Information shown:
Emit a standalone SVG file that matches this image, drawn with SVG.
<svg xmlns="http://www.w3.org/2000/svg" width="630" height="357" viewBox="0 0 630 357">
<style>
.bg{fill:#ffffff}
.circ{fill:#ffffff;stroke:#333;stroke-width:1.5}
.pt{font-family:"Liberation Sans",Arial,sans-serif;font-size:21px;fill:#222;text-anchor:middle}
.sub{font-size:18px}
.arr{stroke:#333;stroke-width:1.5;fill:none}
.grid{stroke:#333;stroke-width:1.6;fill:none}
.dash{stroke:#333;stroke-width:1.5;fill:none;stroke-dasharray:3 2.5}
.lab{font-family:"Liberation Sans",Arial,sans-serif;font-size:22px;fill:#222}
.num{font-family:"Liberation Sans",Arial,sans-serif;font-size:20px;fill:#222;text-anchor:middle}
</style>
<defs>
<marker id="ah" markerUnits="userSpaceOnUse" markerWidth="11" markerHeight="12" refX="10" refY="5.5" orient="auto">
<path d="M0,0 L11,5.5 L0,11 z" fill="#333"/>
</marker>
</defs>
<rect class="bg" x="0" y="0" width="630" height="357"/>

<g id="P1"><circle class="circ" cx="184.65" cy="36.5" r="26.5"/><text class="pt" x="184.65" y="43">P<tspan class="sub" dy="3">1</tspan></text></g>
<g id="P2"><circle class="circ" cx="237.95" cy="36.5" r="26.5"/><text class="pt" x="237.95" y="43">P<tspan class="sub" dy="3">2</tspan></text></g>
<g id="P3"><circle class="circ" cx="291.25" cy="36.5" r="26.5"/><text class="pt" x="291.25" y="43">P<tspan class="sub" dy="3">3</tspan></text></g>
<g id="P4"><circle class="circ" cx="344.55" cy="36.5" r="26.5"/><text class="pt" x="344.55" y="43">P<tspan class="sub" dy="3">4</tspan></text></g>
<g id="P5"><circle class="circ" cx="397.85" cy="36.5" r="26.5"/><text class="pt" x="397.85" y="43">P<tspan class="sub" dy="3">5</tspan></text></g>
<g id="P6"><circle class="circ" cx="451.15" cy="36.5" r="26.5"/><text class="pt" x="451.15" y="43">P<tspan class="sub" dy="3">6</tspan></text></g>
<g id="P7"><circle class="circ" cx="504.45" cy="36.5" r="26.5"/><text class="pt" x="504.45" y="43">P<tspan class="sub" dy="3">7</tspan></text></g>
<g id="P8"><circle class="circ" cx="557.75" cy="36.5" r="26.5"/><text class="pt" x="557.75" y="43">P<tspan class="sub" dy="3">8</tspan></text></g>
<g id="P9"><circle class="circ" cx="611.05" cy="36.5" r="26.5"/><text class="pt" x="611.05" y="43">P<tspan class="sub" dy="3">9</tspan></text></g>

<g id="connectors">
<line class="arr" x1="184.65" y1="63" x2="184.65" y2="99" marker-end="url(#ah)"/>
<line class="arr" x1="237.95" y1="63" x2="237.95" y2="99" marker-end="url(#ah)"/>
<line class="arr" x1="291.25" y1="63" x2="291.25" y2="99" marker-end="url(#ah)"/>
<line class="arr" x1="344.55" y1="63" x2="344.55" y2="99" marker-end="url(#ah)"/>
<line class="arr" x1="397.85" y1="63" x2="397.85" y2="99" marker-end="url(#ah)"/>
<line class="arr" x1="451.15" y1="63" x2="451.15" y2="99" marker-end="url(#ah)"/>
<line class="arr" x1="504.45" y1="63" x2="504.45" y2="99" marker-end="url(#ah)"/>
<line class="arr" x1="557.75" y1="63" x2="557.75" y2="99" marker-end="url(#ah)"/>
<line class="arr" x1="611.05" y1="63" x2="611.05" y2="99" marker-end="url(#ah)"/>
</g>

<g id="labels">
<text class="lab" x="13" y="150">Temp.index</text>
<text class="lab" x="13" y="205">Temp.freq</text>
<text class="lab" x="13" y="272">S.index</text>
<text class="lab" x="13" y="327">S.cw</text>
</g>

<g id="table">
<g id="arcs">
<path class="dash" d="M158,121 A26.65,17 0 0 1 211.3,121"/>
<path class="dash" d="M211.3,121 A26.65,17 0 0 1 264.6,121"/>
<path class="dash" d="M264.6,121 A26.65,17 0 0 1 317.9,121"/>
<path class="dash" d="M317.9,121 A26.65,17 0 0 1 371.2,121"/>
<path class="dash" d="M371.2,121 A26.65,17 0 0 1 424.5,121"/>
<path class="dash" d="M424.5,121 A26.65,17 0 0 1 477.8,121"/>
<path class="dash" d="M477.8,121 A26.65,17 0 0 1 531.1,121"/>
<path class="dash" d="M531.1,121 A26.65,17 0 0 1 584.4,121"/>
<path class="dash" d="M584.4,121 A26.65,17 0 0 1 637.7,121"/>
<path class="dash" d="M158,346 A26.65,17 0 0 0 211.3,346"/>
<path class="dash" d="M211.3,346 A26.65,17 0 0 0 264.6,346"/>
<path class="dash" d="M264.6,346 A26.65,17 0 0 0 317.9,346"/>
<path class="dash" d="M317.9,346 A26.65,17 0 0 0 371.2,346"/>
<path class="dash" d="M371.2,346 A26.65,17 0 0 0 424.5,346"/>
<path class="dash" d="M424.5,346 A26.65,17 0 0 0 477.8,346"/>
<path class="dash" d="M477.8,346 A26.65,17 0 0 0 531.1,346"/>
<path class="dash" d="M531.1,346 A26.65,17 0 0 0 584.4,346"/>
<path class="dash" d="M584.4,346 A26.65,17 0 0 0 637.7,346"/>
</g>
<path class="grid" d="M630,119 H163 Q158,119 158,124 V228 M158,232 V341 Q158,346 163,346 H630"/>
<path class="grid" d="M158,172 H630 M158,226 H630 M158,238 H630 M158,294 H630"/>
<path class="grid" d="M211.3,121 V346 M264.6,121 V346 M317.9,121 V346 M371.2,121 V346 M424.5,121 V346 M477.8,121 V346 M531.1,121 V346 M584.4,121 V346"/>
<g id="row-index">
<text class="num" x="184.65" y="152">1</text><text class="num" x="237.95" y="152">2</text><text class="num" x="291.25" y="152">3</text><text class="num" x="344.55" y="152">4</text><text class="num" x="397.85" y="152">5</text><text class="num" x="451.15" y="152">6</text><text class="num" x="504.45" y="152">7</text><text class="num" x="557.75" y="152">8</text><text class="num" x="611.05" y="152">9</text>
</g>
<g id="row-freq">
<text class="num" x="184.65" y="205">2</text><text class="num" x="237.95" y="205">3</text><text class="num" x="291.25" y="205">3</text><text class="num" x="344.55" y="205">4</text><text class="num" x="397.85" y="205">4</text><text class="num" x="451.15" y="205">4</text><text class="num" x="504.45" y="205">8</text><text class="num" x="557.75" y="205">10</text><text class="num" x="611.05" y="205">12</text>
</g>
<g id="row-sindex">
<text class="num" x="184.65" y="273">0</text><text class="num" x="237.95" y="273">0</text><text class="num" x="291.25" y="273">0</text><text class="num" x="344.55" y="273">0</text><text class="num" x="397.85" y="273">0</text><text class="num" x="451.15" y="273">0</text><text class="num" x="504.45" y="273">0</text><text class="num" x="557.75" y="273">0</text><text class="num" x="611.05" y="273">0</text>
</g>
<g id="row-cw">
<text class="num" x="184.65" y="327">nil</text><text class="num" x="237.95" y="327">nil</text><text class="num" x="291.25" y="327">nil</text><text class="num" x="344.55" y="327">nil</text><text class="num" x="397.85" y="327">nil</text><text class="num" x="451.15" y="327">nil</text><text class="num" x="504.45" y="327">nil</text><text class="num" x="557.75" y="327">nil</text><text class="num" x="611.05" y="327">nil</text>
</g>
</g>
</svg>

Problem details:
Reproduce all of the material above word for word.

Solution for this problem:
Emit a standalone SVG file that matches this image, drawn with SVG.
<svg xmlns="http://www.w3.org/2000/svg" width="630" height="357" viewBox="0 0 630 357">
<style>
.bg{fill:#ffffff}
.circ{fill:#ffffff;stroke:#333;stroke-width:1.5}
.pt{font-family:"Liberation Sans",Arial,sans-serif;font-size:21px;fill:#222;text-anchor:middle}
.sub{font-size:18px}
.arr{stroke:#333;stroke-width:1.5;fill:none}
.grid{stroke:#333;stroke-width:1.6;fill:none}
.dash{stroke:#333;stroke-width:1.5;fill:none;stroke-dasharray:3 2.5}
.lab{font-family:"Liberation Sans",Arial,sans-serif;font-size:22px;fill:#222}
.num{font-family:"Liberation Sans",Arial,sans-serif;font-size:20px;fill:#222;text-anchor:middle}
</style>
<defs>
<marker id="ah" markerUnits="userSpaceOnUse" markerWidth="11" markerHeight="12" refX="10" refY="5.5" orient="auto">
<path d="M0,0 L11,5.5 L0,11 z" fill="#333"/>
</marker>
</defs>
<rect class="bg" x="0" y="0" width="630" height="357"/>

<g id="P1"><circle class="circ" cx="184.65" cy="36.5" r="26.5"/><text class="pt" x="184.65" y="43">P<tspan class="sub" dy="3">1</tspan></text></g>
<g id="P2"><circle class="circ" cx="237.95" cy="36.5" r="26.5"/><text class="pt" x="237.95" y="43">P<tspan class="sub" dy="3">2</tspan></text></g>
<g id="P3"><circle class="circ" cx="291.25" cy="36.5" r="26.5"/><text class="pt" x="291.25" y="43">P<tspan class="sub" dy="3">3</tspan></text></g>
<g id="P4"><circle class="circ" cx="344.55" cy="36.5" r="26.5"/><text class="pt" x="344.55" y="43">P<tspan class="sub" dy="3">4</tspan></text></g>
<g id="P5"><circle class="circ" cx="397.85" cy="36.5" r="26.5"/><text class="pt" x="397.85" y="43">P<tspan class="sub" dy="3">5</tspan></text></g>
<g id="P6"><circle class="circ" cx="451.15" cy="36.5" r="26.5"/><text class="pt" x="451.15" y="43">P<tspan class="sub" dy="3">6</tspan></text></g>
<g id="P7"><circle class="circ" cx="504.45" cy="36.5" r="26.5"/><text class="pt" x="504.45" y="43">P<tspan class="sub" dy="3">7</tspan></text></g>
<g id="P8"><circle class="circ" cx="557.75" cy="36.5" r="26.5"/><text class="pt" x="557.75" y="43">P<tspan class="sub" dy="3">8</tspan></text></g>
<g id="P9"><circle class="circ" cx="611.05" cy="36.5" r="26.5"/><text class="pt" x="611.05" y="43">P<tspan class="sub" dy="3">9</tspan></text></g>

<g id="connectors">
<line class="arr" x1="184.65" y1="63" x2="184.65" y2="99" marker-end="url(#ah)"/>
<line class="arr" x1="237.95" y1="63" x2="237.95" y2="99" marker-end="url(#ah)"/>
<line class="arr" x1="291.25" y1="63" x2="291.25" y2="99" marker-end="url(#ah)"/>
<line class="arr" x1="344.55" y1="63" x2="344.55" y2="99" marker-end="url(#ah)"/>
<line class="arr" x1="397.85" y1="63" x2="397.85" y2="99" marker-end="url(#ah)"/>
<line class="arr" x1="451.15" y1="63" x2="451.15" y2="99" marker-end="url(#ah)"/>
<line class="arr" x1="504.45" y1="63" x2="504.45" y2="99" marker-end="url(#ah)"/>
<line class="arr" x1="557.75" y1="63" x2="557.75" y2="99" marker-end="url(#ah)"/>
<line class="arr" x1="611.05" y1="63" x2="611.05" y2="99" marker-end="url(#ah)"/>
</g>

<g id="labels">
<text class="lab" x="13" y="150">Temp.index</text>
<text class="lab" x="13" y="205">Temp.freq</text>
<text class="lab" x="13" y="272">S.index</text>
<text class="lab" x="13" y="327">S.cw</text>
</g>

<g id="table">
<g id="arcs">
<path class="dash" d="M158,121 A26.65,17 0 0 1 211.3,121"/>
<path class="dash" d="M211.3,121 A26.65,17 0 0 1 264.6,121"/>
<path class="dash" d="M264.6,121 A26.65,17 0 0 1 317.9,121"/>
<path class="dash" d="M317.9,121 A26.65,17 0 0 1 371.2,121"/>
<path class="dash" d="M371.2,121 A26.65,17 0 0 1 424.5,121"/>
<path class="dash" d="M424.5,121 A26.65,17 0 0 1 477.8,121"/>
<path class="dash" d="M477.8,121 A26.65,17 0 0 1 531.1,121"/>
<path class="dash" d="M531.1,121 A26.65,17 0 0 1 584.4,121"/>
<path class="dash" d="M584.4,121 A26.65,17 0 0 1 637.7,121"/>
<path class="dash" d="M158,346 A26.65,17 0 0 0 211.3,346"/>
<path class="dash" d="M211.3,346 A26.65,17 0 0 0 264.6,346"/>
<path class="dash" d="M264.6,346 A26.65,17 0 0 0 317.9,346"/>
<path class="dash" d="M317.9,346 A26.65,17 0 0 0 371.2,346"/>
<path class="dash" d="M371.2,346 A26.65,17 0 0 0 424.5,346"/>
<path class="dash" d="M424.5,346 A26.65,17 0 0 0 477.8,346"/>
<path class="dash" d="M477.8,346 A26.65,17 0 0 0 531.1,346"/>
<path class="dash" d="M531.1,346 A26.65,17 0 0 0 584.4,346"/>
<path class="dash" d="M584.4,346 A26.65,17 0 0 0 637.7,346"/>
</g>
<path class="grid" d="M630,119 H163 Q158,119 158,124 V228 M158,232 V341 Q158,346 163,346 H630"/>
<path class="grid" d="M158,172 H630 M158,226 H630 M158,238 H630 M158,294 H630"/>
<path class="grid" d="M211.3,121 V346 M264.6,121 V346 M317.9,121 V346 M371.2,121 V346 M424.5,121 V346 M477.8,121 V346 M531.1,121 V346 M584.4,121 V346"/>
<g id="row-index">
<text class="num" x="184.65" y="152">1</text><text class="num" x="237.95" y="152">2</text><text class="num" x="291.25" y="152">3</text><text class="num" x="344.55" y="152">4</text><text class="num" x="397.85" y="152">5</text><text class="num" x="451.15" y="152">6</text><text class="num" x="504.45" y="152">7</text><text class="num" x="557.75" y="152">8</text><text class="num" x="611.05" y="152">9</text>
</g>
<g id="row-freq">
<text class="num" x="184.65" y="205">2</text><text class="num" x="237.95" y="205">3</text><text class="num" x="291.25" y="205">3</text><text class="num" x="344.55" y="205">4</text><text class="num" x="397.85" y="205">4</text><text class="num" x="451.15" y="205">4</text><text class="num" x="504.45" y="205">8</text><text class="num" x="557.75" y="205">10</text><text class="num" x="611.05" y="205">12</text>
</g>
<g id="row-sindex">
<text class="num" x="184.65" y="273">0</text><text class="num" x="237.95" y="273">0</text><text class="num" x="291.25" y="273">0</text><text class="num" x="344.55" y="273">0</text><text class="num" x="397.85" y="273">0</text><text class="num" x="451.15" y="273">0</text><text class="num" x="504.45" y="273">0</text><text class="num" x="557.75" y="273">0</text><text class="num" x="611.05" y="273">0</text>
</g>
<g id="row-cw">
<text class="num" x="184.65" y="327">nil</text><text class="num" x="237.95" y="327">nil</text><text class="num" x="291.25" y="327">nil</text><text class="num" x="344.55" y="327">nil</text><text class="num" x="397.85" y="327">nil</text><text class="num" x="451.15" y="327">nil</text><text class="num" x="504.45" y="327">nil</text><text class="num" x="557.75" y="327">nil</text><text class="num" x="611.05" y="327">nil</text>
</g>
</g>
</svg>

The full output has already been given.